3. Ford further contends that the evidence was insufficient to support her prostitution conviction. Once more, we disagree. “A person commits the offense of prostitution when he or she performs or offers or consents to perform a sexual act, including but not limited to sexual intercourse or sodomy, for money or other items of value.” OCGA § 16-6-9. Ford argues that while evidence may show she told the detective she was there to collect the previously agreed upon *110$150, Ford did not say she was going to perform a sex act. Given, however, that Reid indicated that she would have sex with the detective “as well” and that Ford accepted $150 after representing that the money constituted payment for “straight sex and oral sex,” a rational trier of fact could conclude beyond a reasonable doubt that Ford had offered or consented to perform a sexual act for money. See Jackson v. Virginia, 443 U. S. 307 (99 SC 2781, 61 LE2d 560) (1979).

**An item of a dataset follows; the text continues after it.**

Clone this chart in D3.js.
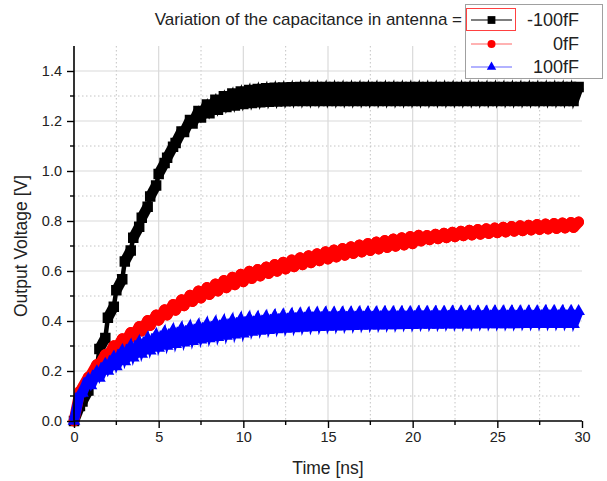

Decided April 13, 2007. Sarnia Giddings Randall, for appellant. Carmen D. Smith, Solicitor-General, Oliver E. Murray, R. Leon Benham, Assistant Solicitors-General, for appellee.

Judgment affirmed.

Barnes, C. J., and Miller, J., concur.

Reid was accused of prostitution and found not guilty.

The photograph was not entered into evidence and is not part of the record.

Ford has abandoned the argument made to the trial court that the book-in photograph was exculpatory and therefore discoverable under Brady v. Maryland, 373 U. S. 83 (83 SC 1194, 10 LE2d 215) (1963).